The above indicates my point of view, which is totally different from yours. If all these discussions are painful it is because they lead nowhere and because I have lost all hope of finding a solution. You demand immediately something that only time can give and especially that frankness and confidence which you have never shown me. Nevertheless, you may be sure that whatever may be your behavior toward me my friendship for you will always continue, and that the father of my children can never become indifferent to me. 

    HORTENSE.
    April 16, 1807.

How could the King ask me to make a promise he knew I would not keep? Was it possible for me to declare that I should no longer wish to write to my family, or see my brother if he returned to France? Louis was master of my fate, he could take steps to prevent me from doing these things, but he could not make me consent to his doing so. In spite of this I was forced to submit to all the Emperor's reproaches when he received the letter in which my husband complained that I was making him miserable.

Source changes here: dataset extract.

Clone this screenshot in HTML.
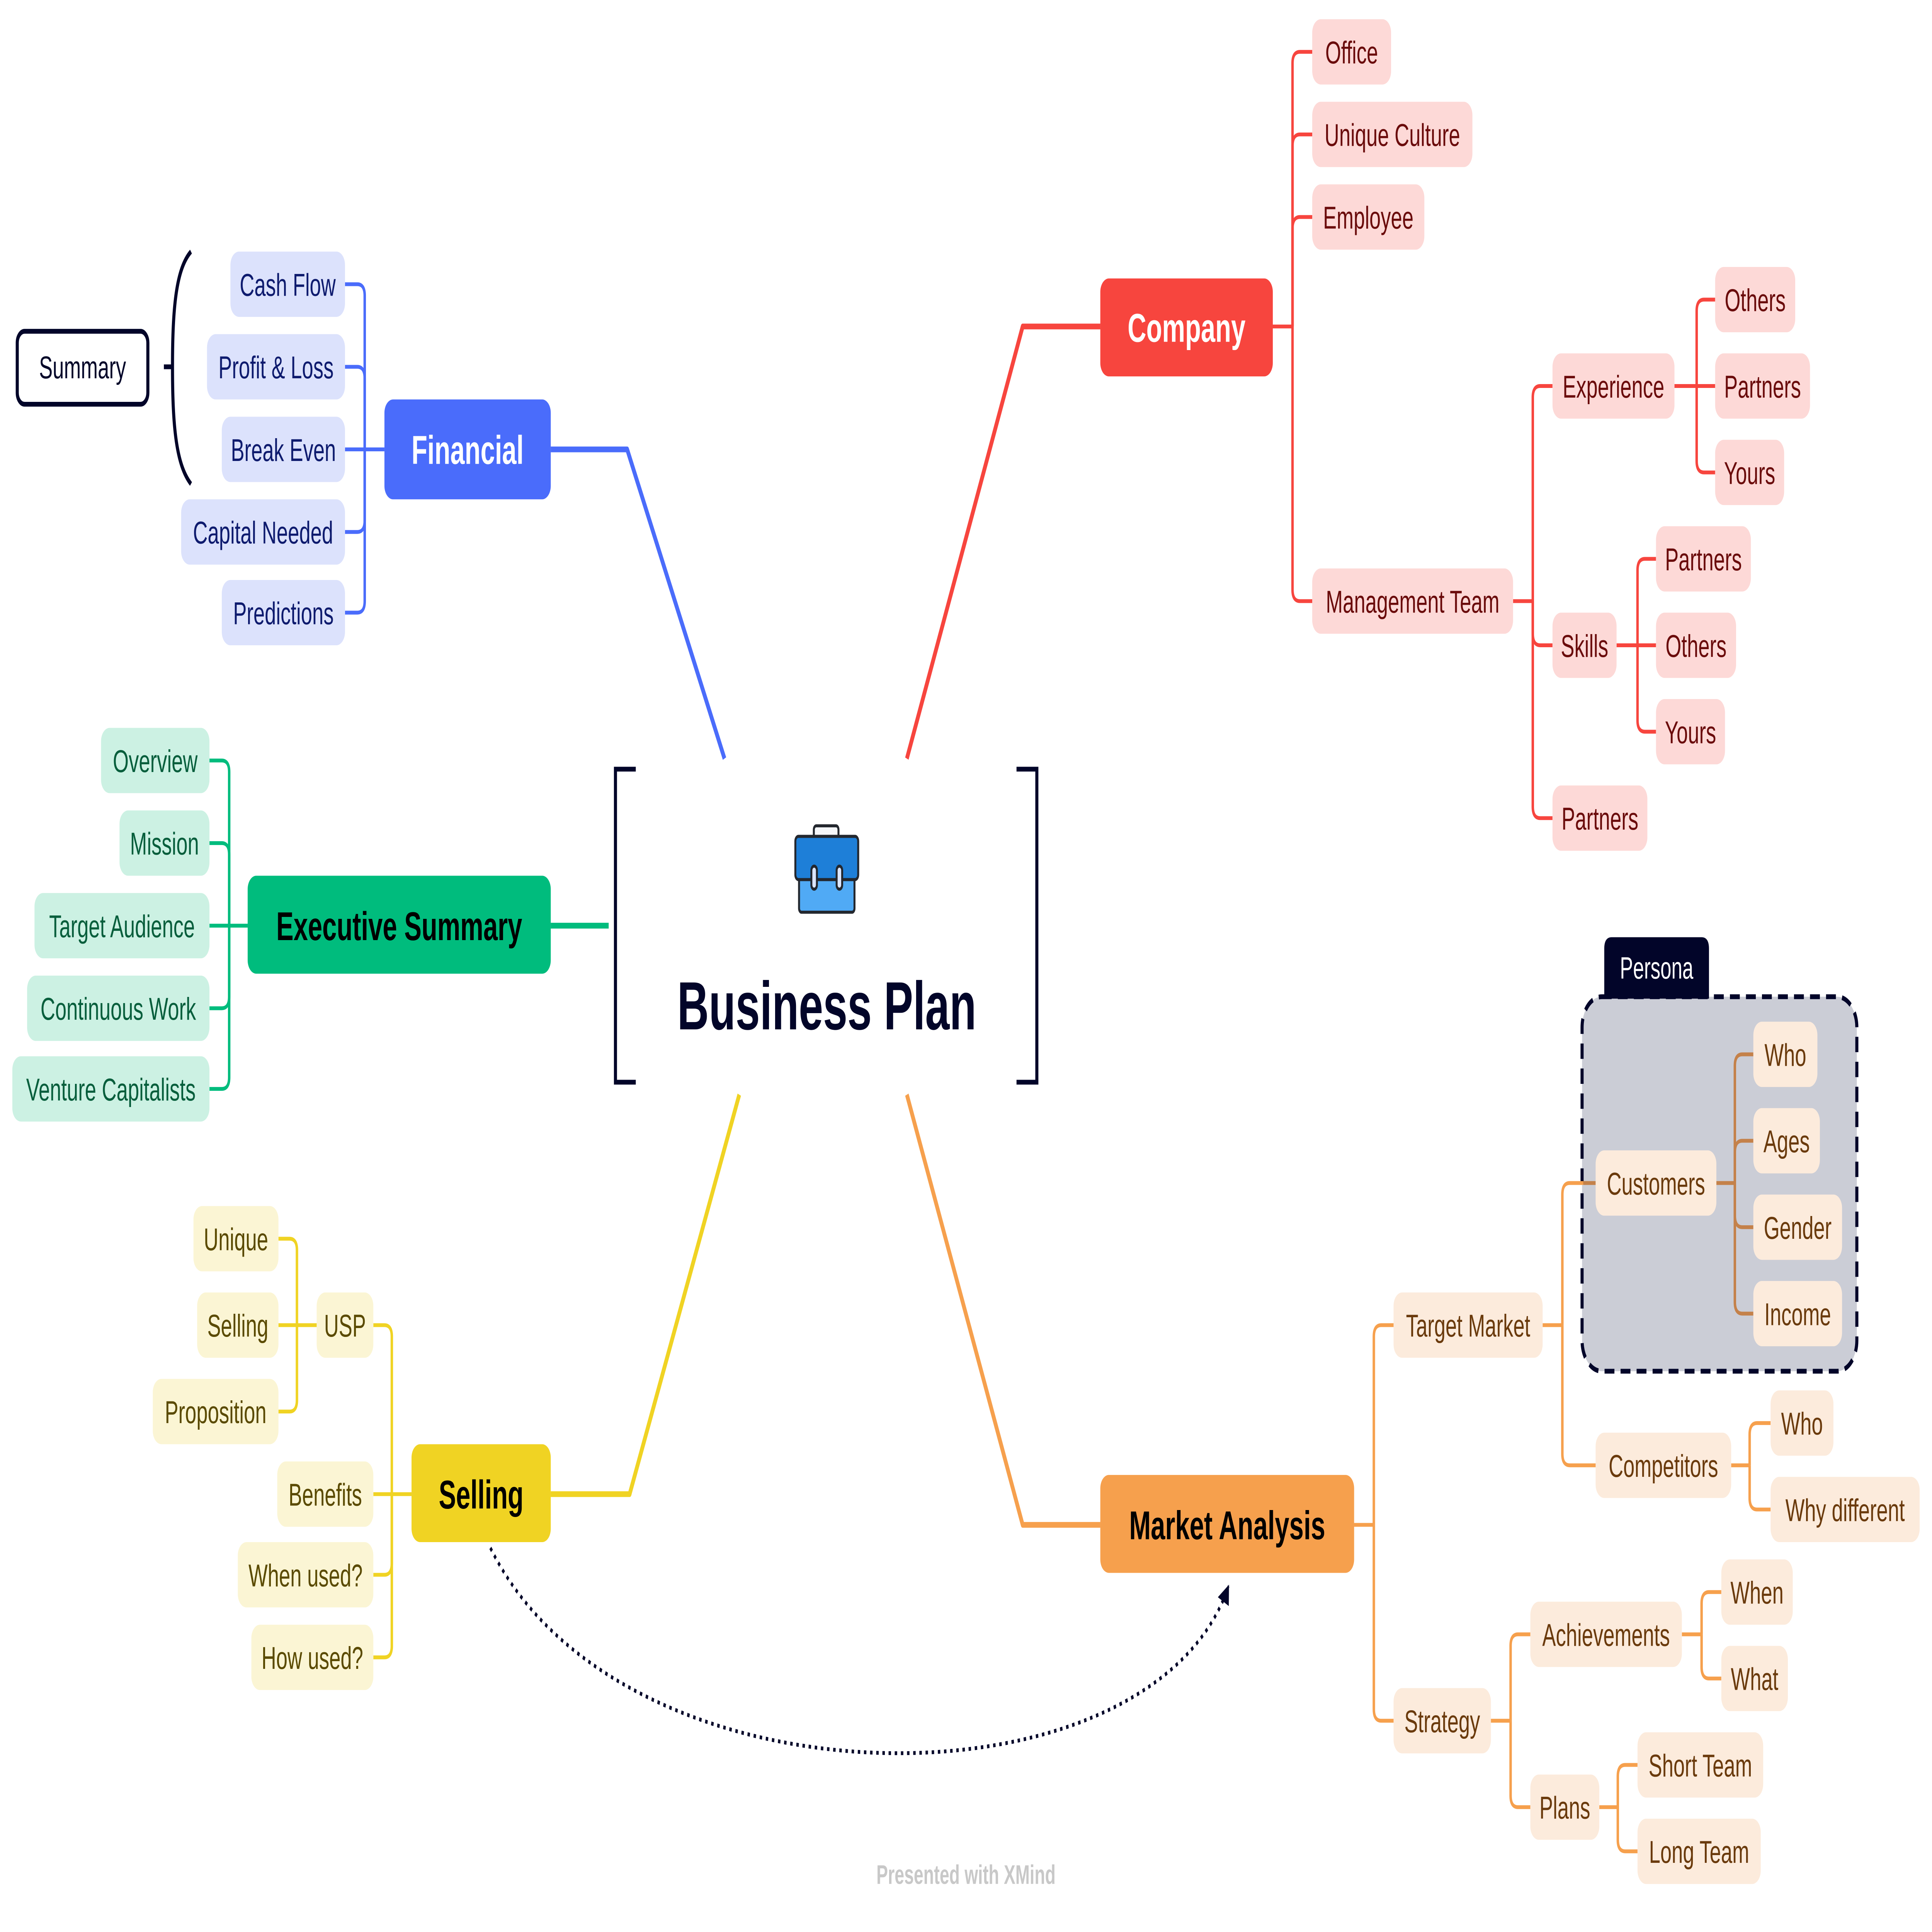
<!DOCTYPE html>
<html>
<head>
<meta charset="utf-8">
<style>
html,body{margin:0;padding:0;background:#ffffff;width:100%;height:100%;overflow:hidden;}
svg{display:block;width:100vw;height:100vh;}
text{font-family:"Liberation Sans",Arial,sans-serif;}
.c{font-size:16.5px;text-anchor:middle;}
.m{font-size:21px;font-weight:bold;text-anchor:middle;}
</style>
</head>
<body>
<svg xmlns="http://www.w3.org/2000/svg" viewBox="0 0 1568 1006" preserveAspectRatio="none">
<defs>
<marker id="arr" viewBox="0 0 10 10" refX="9" refY="5" markerWidth="5" markerHeight="5" orient="auto" markerUnits="strokeWidth">
<path d="M0,0 L10,5 L0,10 z" fill="#020529"/>
</marker>
</defs>
<rect x="0" y="0" width="1568" height="1006" fill="#ffffff"/>

<!-- Main connectors -->
<g fill="none" stroke-width="3" stroke-linejoin="round">
<path d="M447,234 H509 L588,395" stroke="#4A6CFB"/>
<path d="M736,395 L830,170 H893" stroke="#F7453E"/>
<path d="M447,482 H494" stroke="#00BC7D"/>
<path d="M600,570 L511,778 H447" stroke="#F0D323"/>
<path d="M736,570 L830,794 H893" stroke="#F6A04D"/>
</g>

<!-- Persona boundary -->
<rect x="1284" y="519" width="223" height="195" rx="16" fill="#CBCDD6" stroke="#020529" stroke-width="2.5" stroke-dasharray="8 5"/>
<path d="M1302,520 V494 Q1302,488 1308,488 H1381 Q1387,488 1387,494 V520 Z" fill="#020529"/>
<text x="1344.5" y="509.5" class="c" fill="#ffffff" style="font-size:16px">Persona</text>

<!-- Child connectors -->
<g fill="none" stroke-width="2" stroke-linejoin="round">
<g stroke="#4A6CFB">
<path d="M312,234 H280"/>
<path d="M296,234 V154 Q296,148 290,148 H280"/>
<path d="M296,234 V197 Q296,191 290,191 H280"/>
<path d="M296,234 V271 Q296,277 290,277 H280"/>
<path d="M296,234 V313 Q296,319 290,319 H280"/>
</g>
<g stroke="#00BC7D">
<path d="M201,482 H170"/>
<path d="M186,482 V402 Q186,396 180,396 H170"/>
<path d="M186,482 V445 Q186,439 180,439 H170"/>
<path d="M186,482 V519 Q186,525 180,525 H170"/>
<path d="M186,482 V561 Q186,567 180,567 H170"/>
</g>
<g stroke="#F0D323">
<path d="M334,778 H303"/>
<path d="M318,778 V696 Q318,690 312,690 H303"/>
<path d="M318,778 V814 Q318,820 312,820 H303"/>
<path d="M318,778 V857 Q318,863 312,863 H303"/>
<path d="M257,690 H226"/>
<path d="M241,690 V651 Q241,645 235,645 H226"/>
<path d="M241,690 V729 Q241,735 235,735 H226"/>
</g>
<g stroke="#F7453E">
<path d="M1033,170 H1049"/>
<path d="M1049,170 V33 Q1049,27 1055,27 H1065"/>
<path d="M1049,170 V76 Q1049,70 1055,70 H1065"/>
<path d="M1049,170 V119 Q1049,113 1055,113 H1065"/>
<path d="M1049,170 V307 Q1049,313 1055,313 H1065"/>
<path d="M1228,313 H1244"/>
<path d="M1244,313 V207 Q1244,201 1250,201 H1260"/>
<path d="M1244,313 V330 Q1244,336 1250,336 H1260"/>
<path d="M1244,313 V420 Q1244,426 1250,426 H1260"/>
<path d="M1359,201 H1392"/>
<path d="M1377,201 V162 Q1377,156 1383,156 H1392"/>
<path d="M1377,201 V240 Q1377,246 1383,246 H1392"/>
<path d="M1312,336 H1344"/>
<path d="M1329,336 V297 Q1329,291 1335,291 H1344"/>
<path d="M1329,336 V375 Q1329,381 1335,381 H1344"/>
</g>
<g stroke="#F6A04D">
<path d="M1099,794 H1115"/>
<path d="M1115,794 V696 Q1115,690 1121,690 H1131"/>
<path d="M1115,794 V890 Q1115,896 1121,896 H1131"/>
<path d="M1252,690 H1268"/>
<path d="M1268,690 V622 Q1268,616 1274,616 H1285"/>
<path d="M1268,690 V757 Q1268,763 1274,763 H1295"/>
<path d="M1405,763 H1420"/>
<path d="M1420,763 V747 Q1420,741 1426,741 H1437"/>
<path d="M1420,763 V780 Q1420,786 1426,786 H1437"/>
<path d="M1210,896 H1226"/>
<path d="M1226,896 V857 Q1226,851 1232,851 H1242"/>
<path d="M1226,896 V935 Q1226,941 1232,941 H1242"/>
<path d="M1365,851 H1381"/>
<path d="M1381,851 V835 Q1381,829 1387,829 H1397"/>
<path d="M1381,851 V868 Q1381,874 1387,874 H1397"/>
<path d="M1298,941 H1313"/>
<path d="M1313,941 V925 Q1313,919 1319,919 H1329"/>
<path d="M1313,941 V958 Q1313,964 1319,964 H1329"/>
</g>
<g stroke="#C4814A">
<path d="M1285,616 H1295"/>
<path d="M1393,616 H1408"/>
<path d="M1408,616 V555 Q1408,549 1414,549 H1423"/>
<path d="M1408,616 V600 Q1408,594 1414,594 H1423"/>
<path d="M1408,616 V633 Q1408,639 1414,639 H1423"/>
<path d="M1408,616 V678 Q1408,684 1414,684 H1423"/>
</g>
</g>

<!-- Summary + brace -->
<rect x="14" y="172.5" width="106" height="38" rx="6" fill="#ffffff" stroke="#020529" stroke-width="2.5"/>
<text x="67" y="197" class="c" fill="#020529">Summary</text>
<path d="M155,131 C143,140 140,160 140,191 C140,222 143,242 155,252" fill="none" stroke="#020529" stroke-width="2.5"/>
<path d="M133,191 H140" stroke="#020529" stroke-width="2.5"/>

<!-- Financial children -->
<g fill="#DCE2FC">
<rect x="187" y="131" width="93" height="34" rx="7"/>
<rect x="168" y="174" width="112" height="34" rx="7"/>
<rect x="180" y="217" width="100" height="34" rx="7"/>
<rect x="147" y="260" width="133" height="34" rx="7"/>
<rect x="180" y="302" width="100" height="34" rx="7"/>
</g>
<g fill="#0E1B6E">
<text x="233.5" y="154" class="c">Cash Flow</text>
<text x="224" y="197" class="c">Profit &amp; Loss</text>
<text x="230" y="240" class="c">Break Even</text>
<text x="213.5" y="283" class="c">Capital Needed</text>
<text x="230" y="325" class="c">Predictions</text>
</g>

<!-- Exec children -->
<g fill="#CCF1E3">
<rect x="82" y="379" width="88" height="34" rx="7"/>
<rect x="97" y="422" width="73" height="34" rx="7"/>
<rect x="28" y="465" width="142" height="34" rx="7"/>
<rect x="22" y="508" width="148" height="34" rx="7"/>
<rect x="10" y="550" width="160" height="34" rx="7"/>
</g>
<g fill="#075E3C">
<text x="126" y="402" class="c">Overview</text>
<text x="133.5" y="445" class="c">Mission</text>
<text x="99" y="488" class="c">Target Audience</text>
<text x="96" y="531" class="c">Continuous Work</text>
<text x="90" y="573" class="c">Venture Capitalists</text>
</g>

<!-- Selling children -->
<g fill="#FBF5D4">
<rect x="257" y="673" width="46" height="34" rx="7"/>
<rect x="225" y="761" width="78" height="34" rx="7"/>
<rect x="193" y="803" width="110" height="34" rx="7"/>
<rect x="204" y="846" width="99" height="34" rx="7"/>
<rect x="157" y="628" width="69" height="34" rx="7"/>
<rect x="160" y="673" width="66" height="34" rx="7"/>
<rect x="124" y="718" width="102" height="34" rx="7"/>
</g>
<g fill="#5A4A00">
<text x="280" y="696" class="c">USP</text>
<text x="264" y="784" class="c">Benefits</text>
<text x="248" y="826" class="c">When used?</text>
<text x="253.5" y="869" class="c">How used?</text>
<text x="191.5" y="651" class="c">Unique</text>
<text x="193" y="696" class="c">Selling</text>
<text x="175" y="741" class="c">Proposition</text>
</g>

<!-- Company children -->
<g fill="#FDD9D7">
<rect x="1065" y="10" width="64" height="34" rx="7"/>
<rect x="1065" y="53" width="130" height="34" rx="7"/>
<rect x="1065" y="96" width="91" height="34" rx="7"/>
<rect x="1065" y="296" width="163" height="34" rx="7"/>
<rect x="1260" y="184" width="99" height="34" rx="7"/>
<rect x="1260" y="319" width="52" height="34" rx="7"/>
<rect x="1260" y="409" width="77" height="34" rx="7"/>
<rect x="1392" y="139" width="65" height="34" rx="7"/>
<rect x="1392" y="184" width="77" height="34" rx="7"/>
<rect x="1392" y="229" width="56" height="34" rx="7"/>
<rect x="1344" y="274" width="77" height="34" rx="7"/>
<rect x="1344" y="319" width="65" height="34" rx="7"/>
<rect x="1344" y="364" width="56" height="34" rx="7"/>
</g>
<g fill="#6A0B0B">
<text x="1097" y="33" class="c">Office</text>
<text x="1130" y="76" class="c">Unique Culture</text>
<text x="1110.5" y="119" class="c">Employee</text>
<text x="1146.5" y="319" class="c">Management Team</text>
<text x="1309.5" y="207" class="c">Experience</text>
<text x="1286" y="342" class="c">Skills</text>
<text x="1298.5" y="432" class="c">Partners</text>
<text x="1424.5" y="162" class="c">Others</text>
<text x="1430.5" y="207" class="c">Partners</text>
<text x="1420" y="252" class="c">Yours</text>
<text x="1382.5" y="297" class="c">Partners</text>
<text x="1376.5" y="342" class="c">Others</text>
<text x="1372" y="387" class="c">Yours</text>
</g>

<!-- Market children -->
<g fill="#FCEBDC">
<rect x="1131" y="673" width="121" height="34" rx="7"/>
<rect x="1131" y="879" width="79" height="34" rx="7"/>
<rect x="1295" y="599" width="98" height="34" rx="7"/>
<rect x="1295" y="746" width="110" height="34" rx="7"/>
<rect x="1423" y="532" width="52" height="34" rx="7"/>
<rect x="1423" y="577" width="54" height="34" rx="7"/>
<rect x="1423" y="622" width="72" height="34" rx="7"/>
<rect x="1423" y="667" width="72" height="34" rx="7"/>
<rect x="1437" y="724" width="51" height="34" rx="7"/>
<rect x="1437" y="769" width="121" height="34" rx="7"/>
<rect x="1242" y="834" width="123" height="34" rx="7"/>
<rect x="1242" y="924" width="56" height="34" rx="7"/>
<rect x="1397" y="812" width="58" height="34" rx="7"/>
<rect x="1397" y="857" width="54" height="34" rx="7"/>
<rect x="1329" y="902" width="102" height="34" rx="7"/>
<rect x="1329" y="947" width="100" height="34" rx="7"/>
</g>
<g fill="#6A3A0C">
<text x="1191.5" y="696" class="c">Target Market</text>
<text x="1170.5" y="902" class="c">Strategy</text>
<text x="1344" y="622" class="c">Customers</text>
<text x="1350" y="769" class="c">Competitors</text>
<text x="1449" y="555" class="c">Who</text>
<text x="1450" y="600" class="c">Ages</text>
<text x="1459" y="645" class="c">Gender</text>
<text x="1459" y="690" class="c">Income</text>
<text x="1462.5" y="747" class="c">Who</text>
<text x="1497.5" y="792" class="c">Why different</text>
<text x="1303.5" y="857" class="c">Achievements</text>
<text x="1270" y="947" class="c">Plans</text>
<text x="1426" y="835" class="c">When</text>
<text x="1424" y="880" class="c">What</text>
<text x="1380" y="925" class="c">Short Team</text>
<text x="1379" y="970" class="c">Long Team</text>
</g>

<!-- Main topics -->
<rect x="312" y="208" width="135" height="52" rx="7" fill="#4A6CFB"/>
<text x="379.5" y="241.5" class="m" fill="#ffffff">Financial</text>
<rect x="201" y="456" width="246" height="51" rx="7" fill="#00BC7D"/>
<text x="324" y="489.5" class="m" fill="#000000">Executive Summary</text>
<rect x="334" y="752" width="113" height="51" rx="7" fill="#F0D323"/>
<text x="390.5" y="785.5" class="m" fill="#000000">Selling</text>
<rect x="893" y="145" width="140" height="51" rx="7" fill="#F7453E"/>
<text x="963" y="178" class="m" fill="#ffffff">Company</text>
<rect x="893" y="768" width="206" height="51" rx="7" fill="#F6A04D"/>
<text x="996" y="801.5" class="m" fill="#000000">Market Analysis</text>

<!-- Central topic -->
<path d="M516,400.5 H499.5 V563.5 H516" fill="none" stroke="#020529" stroke-width="2.5"/>
<path d="M825,400.5 H841.5 V563.5 H825" fill="none" stroke="#020529" stroke-width="2.5"/>
<g stroke="#23272E" stroke-width="1.6">
<rect x="660.5" y="430" width="20" height="9" rx="2" fill="#F5F7FA"/>
<rect x="648.5" y="455" width="45" height="20" rx="2" fill="#50AAF5"/>
<rect x="645.5" y="435.5" width="51" height="22.5" rx="2.5" fill="#1E7FD8"/>
<rect x="658.5" y="451" width="4.5" height="12" rx="2.2" fill="#DCE6FF"/>
<rect x="679" y="451" width="4.5" height="12" rx="2.2" fill="#DCE6FF"/>
</g>
<text x="671" y="536" style="font-size:35.5px;font-weight:bold;text-anchor:middle" fill="#020529">Business Plan</text>

<!-- Relationship -->
<path d="M398,806 C505,945 935,945 997,826" fill="none" stroke="#020529" stroke-width="2" stroke-dasharray="2 3" marker-end="url(#arr)"/>

<text x="784" y="981" style="font-size:14px;font-weight:bold;text-anchor:middle" fill="#C8C8C8">Presented with XMind</text>
</svg>
</body>
</html>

The King was ill for two days. I did not leave his side for a moment. He must have noticed my spontaneous and zealous care. He seemed to be touched by it, but his first expression of tenderness revealed again a desire to find me at fault. The fact that he was unable to do this seemed to embitter him, and I felt that he was saying to himself: "How I could love you and how happy I would be if only you were guilty”. I was extremely discouraged; all hope of happiness had fled. Thinking to make someone else happy I still persisted in my attempts to achieve this purpose. How many times have I stifled a complaint or a sigh in order not to shame the man to whom I had vowed obedience!

I so wanted to make him happy in spite of his natural melancholy. I struggled to modify his nature and I fed my foolish hopes on my incessant and constantly vain efforts. It was as though I considered that I possessed more than human powers. Then too how often, when aroused by the keenness of my pain and fired by my love for what is good, did I exclaim enthusiastically: "I suffer bitterly. What does that matter? I welcome suffering, for it makes one better."